§ **Exercise prompt**
Give the number of lines that include the word "LaTeX", nothing more.

start

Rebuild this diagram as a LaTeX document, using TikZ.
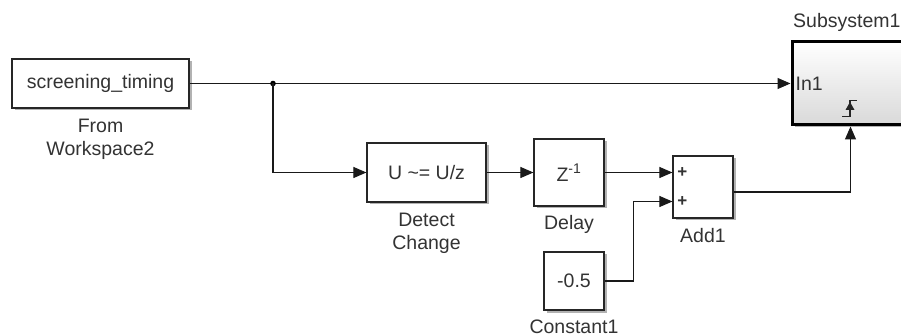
\documentclass[tikz,border=0pt]{standalone}
\usepackage{fontspec}
\setmainfont{Liberation Sans}
\usetikzlibrary{positioning,calc,arrows.meta,shadows}

\tikzset{
    block/.style={draw=black!85, line width=1.2pt, fill=white, inner sep=0pt,
        font=\fontsize{19.5}{22}\selectfont, text=black!80,
        drop shadow={shadow xshift=2.5pt, shadow yshift=-2.5pt, fill=black, opacity=0.3}},
    caption/.style={font=\fontsize{19.5}{23}\selectfont, text=black!80, align=center,
        inner sep=0pt, anchor=base},
    wire/.style={draw=black!90, line width=1.1pt},
    sig/.style={wire, -{Triangle[length=13pt,width=11pt]}},
}

\begin{document}
\begin{tikzpicture}[x=1pt, y=-1pt]
    \clip (0,0) rectangle (901,336);
    \fill[white] (0,0) rectangle (901,336);

    % blocks
    \node[block, minimum width=177pt, minimum height=49pt] (ws) at (100.5,83.5) {screening\_timing};
    \node[block, minimum width=119pt, minimum height=59pt] (detect) at (426.5,172.5) {U \textasciitilde= U/z};
    \node[block, minimum width=70pt, minimum height=67pt] (delay) at (569,172.5) {Z\textsuperscript{\fontsize{14}{14}\selectfont -1}};
    \node[block, minimum width=60pt, minimum height=62pt] (add) at (703,187) {};
    \node[block, minimum width=60pt, minimum height=58pt] (const) at (574,281) {-0.5};
    \node[draw=black, line width=3pt, top color=white, bottom color=black!15,
        minimum width=240pt, minimum height=83pt, inner sep=0pt,
        drop shadow={shadow xshift=2.5pt, shadow yshift=-2.5pt, fill=black, opacity=0.3}]
        (sub) at (912,83.5) {};

    % block names (base anchor sits on the last line)
    \node[caption] at ([yshift=-47pt]ws.south) {From\\Workspace2};
    \node[caption] at ([yshift=-47pt]detect.south) {Detect\\Change};
    \node[caption] at ([yshift=-23pt]delay.south) {Delay};
    \node[caption] at ([yshift=-24pt]add.south) {Add1};
    \node[caption] at ([yshift=-22.5pt]const.south) {Constant1};
    \node[caption, anchor=base west] at (793,28) {Subsystem1};

    % port labels
    \node[caption, anchor=west] at ([xshift=5pt]sub.west) {In1};
    \node[caption, font=\fontsize{17}{17}\selectfont\bfseries, anchor=center] at ([xshift=10pt,yshift=14.5pt]add.west) {+};
    \node[caption, font=\fontsize{17}{17}\selectfont\bfseries, anchor=center] at ([xshift=10pt,yshift=-14.5pt]add.west) {+};

    % rising edge trigger mark
    \draw[line width=1.4pt, black!85] (842,116.5) -- (850,116.5) -- (850,100.5) -- (857,100.5);
    \fill[black!85] (850,102) -- (845.5,110) -- (854.5,110) -- cycle;

    % signal lines
    \coordinate (split) at (273,83.5);
    \coordinate (add in1) at ([yshift=14.5pt]add.west);
    \coordinate (add in2) at ([yshift=-14.5pt]add.west);
    \coordinate (add out) at ([yshift=-5pt]add.east);
    \coordinate (trig) at ($(sub.south west)+(60,0)$);

    \draw[sig] (ws.east) -- (sub.west);
    \fill (split) circle (2.8pt);
    \draw[sig] (split) |- (detect.west);
    \draw[sig] (detect.east) -- (delay.west);
    \draw[sig] (delay.east) -- (add in1);
    \draw[sig] (const.east) -- ++(29,0) |- (add in2);
    \draw[sig] (add out) -| (trig);
\end{tikzpicture}
\end{document}
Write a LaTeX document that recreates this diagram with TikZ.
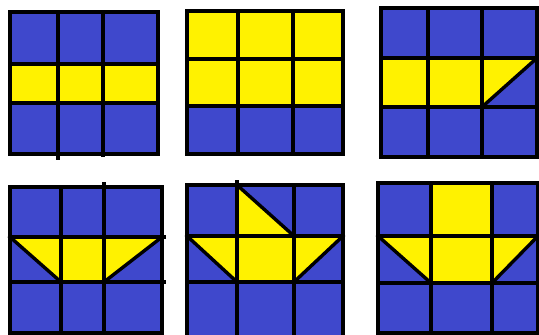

end

§ **Task result**
2